Food deliveries add to Thai plastic headache


Single-use plastic waste in Thailand ballooned during the coronavirus lockdown as demand for home food deliveries soared, activists say, setting back efforts to reduce the country’s dependency on the environmental scourge. 

The contagion has had mixed outcomes for Thailand’s environment, with dugongs, turtles and otters returning to beaches normally packed with tourists.

But in urban areas plastic food containers, cutlery and bags have piled up, clogging canals, rivers and landfills as people stuck at home because of the epidemic order take-away. 

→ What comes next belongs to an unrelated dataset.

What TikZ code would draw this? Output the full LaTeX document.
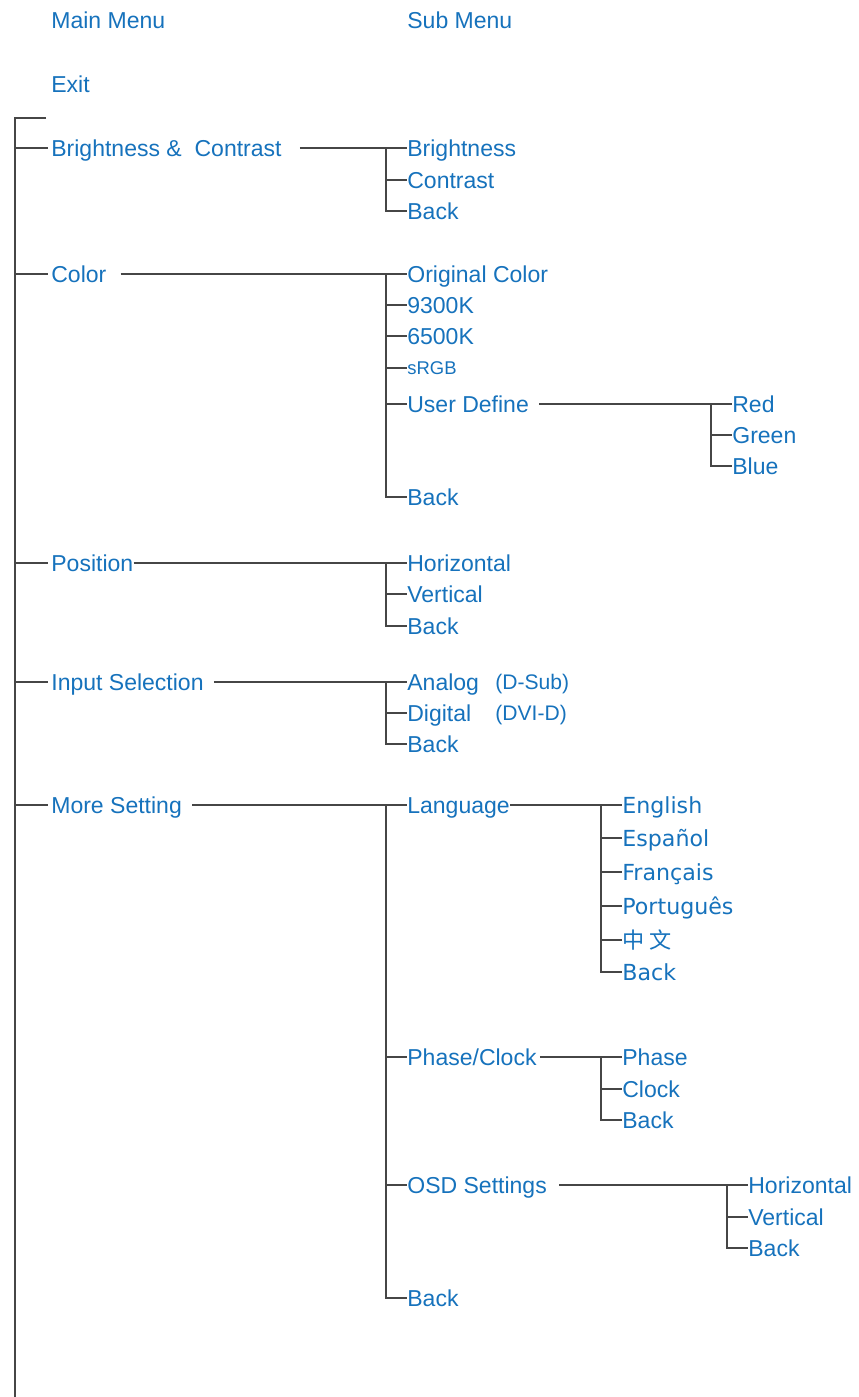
\documentclass[tikz,border=0pt]{standalone}
\usepackage{fontspec}
\setmainfont{Liberation Sans}
\newfontfamily\langfont{DejaVu Sans}
\newfontfamily\cjkfont{Noto Sans CJK SC}
\usetikzlibrary{positioning,calc}

\definecolor{menublue}{RGB}{22,114,188}
\definecolor{treegray}{RGB}{70,70,70}

\tikzset{
	entry/.style={anchor=west, inner sep=0pt, text=menublue, text height=9.4pt, text depth=0pt,
		font=\fontsize{13.1}{15}\selectfont},
	langentry/.style={entry, font=\langfont\fontsize{12.6}{15}\selectfont},
	noteentry/.style={entry, text height=8.6pt, font=\fontsize{12}{14}\selectfont},
	smallentry/.style={entry, text height=7.5pt, font=\fontsize{10.5}{12}\selectfont},
	treeline/.style={draw=treegray, line width=1.3pt},
}

\begin{document}
\begin{tikzpicture}[x=0.02cm, y=-0.02cm]
		\useasboundingbox (0,0) rectangle (859,1397);
		% headings
		\node[entry] (mainmenu) at (51,20) {Main Menu};
		\node[entry] (submenu) at (407,20) {Sub Menu};
		\node[entry] (exit) at (51,84) {Exit};
		% main menu
		\foreach \n/\y/\t in {
			bc/148/{Brightness \&\ \ Contrast},
			col/274/Color,
			pos/563/Position,
			inp/682/Input Selection,
			more/805/More Setting}{
			\node[entry] (\n) at (51,\y) {\t};
		}
		% sub menus
		\foreach \n/\y/\t in {
			b1/148/Brightness, b2/180/Contrast, b3/211/Back,
			c1/274/Original Color, c2/305/9300K, c3/336/6500K, c5/404/User Define, c6/497/Back,
			p1/563/Horizontal, p2/594/Vertical, p3/626/Back,
			i1/682/Analog, i2/713/Digital, i3/744/Back,
			m1/805/Language, m2/1057/{Phase/Clock}, m3/1185/OSD Settings, m4/1298/Back}{
			\node[entry] (\n) at (407,\y) {\t};
		}
		\node[smallentry] (c4) at (407,368) {sRGB};
		\node[noteentry] (i1note) at (495,682) {(D-Sub)};
		\node[noteentry] (i2note) at (495,713) {(DVI-D)};
		% third level
		\foreach \n/\x/\y/\t in {
			u1/732/404/Red, u2/732/435/Green, u3/732/466/Blue,
			h1/622/1057/Phase, h2/622/1089/Clock, h3/622/1120/Back,
			o1/748/1185/Horizontal, o2/748/1217/Vertical, o3/748/1248/Back}{
			\node[entry] (\n) at (\x,\y) {\t};
		}
		\foreach \n/\y/\t in {
			l1/805/English, l2/838/Español, l3/872/Français,
			l4/906/Português, l5/940/{\cjkfont 中\ 文}, l6/972/Back}{
			\node[langentry] (\n) at (622,\y) {\t};
		}
		% trunk
		\coordinate (trunktop) at (15,118);
		\coordinate (trunkend) at (15,1397);
		\coordinate (toptick) at (46,118);
		\draw[treeline] (toptick) -- (trunktop) -- (trunkend);
		\foreach \n in {bc,col,pos,inp,more}
			\draw[treeline] (trunktop |- \n.west) -- ([xshift=-0.06cm]\n.west);
		% branches: parent/first/last/gap
		\foreach \a/\b/\c/\g in {
			bc/b1/b3/0.36cm, col/c1/c6/0.28cm, pos/p1/p3/0cm,
			inp/i1/i3/0.2cm, more/m1/m4/0.2cm, c5/u1/u3/0.2cm,
			m1/l1/l6/0cm, m2/h1/h3/0.06cm, m3/o1/o3/0.24cm}{
			\draw[treeline] ([xshift=\g]\a.east) -- (\b.west);
			\draw[treeline] ([xshift=-0.42cm]\b.west) |- (\c.west);
		}
		\foreach \n in {b2,c2,c3,c4,c5,p2,i2,m2,m3,u2,l2,l3,l4,l5,h2,o2}
			\draw[treeline] ([xshift=-0.42cm]\n.west) -- (\n.west);
	\end{tikzpicture}
\end{document}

Urban waste almost doubled between January and March from a year ago mainly due to increased food deliveries, says Wijarn Simachaya, president of the Thailand Environment Institute.

In Bangkok alone, rubbish leapt by 62% in April. 

“The situation is really worrying,” he says.

In Bangkok’s network of canals, trash collectors pluck plastic bottles, bags and containers from the fetid waters.

“Plastic pollution may kill more people than (the coronavirus) in Thailand,” says 12-year-old environmentalist Ralyn “Lilly” Satidtanasarn, the kingdom’s answer to Swedish climate change activist Greta Thunberg.

Plastic detox

Thailand along with Indonesia, the Philippines, China and Vietnam produce half the plastic waste in the world’s oceans, according to campaign group the Ocean Conservancy.

Over the last year all of those countries have pledged, or introduced, new rules to ban single-use plastic bags and other throwaway items.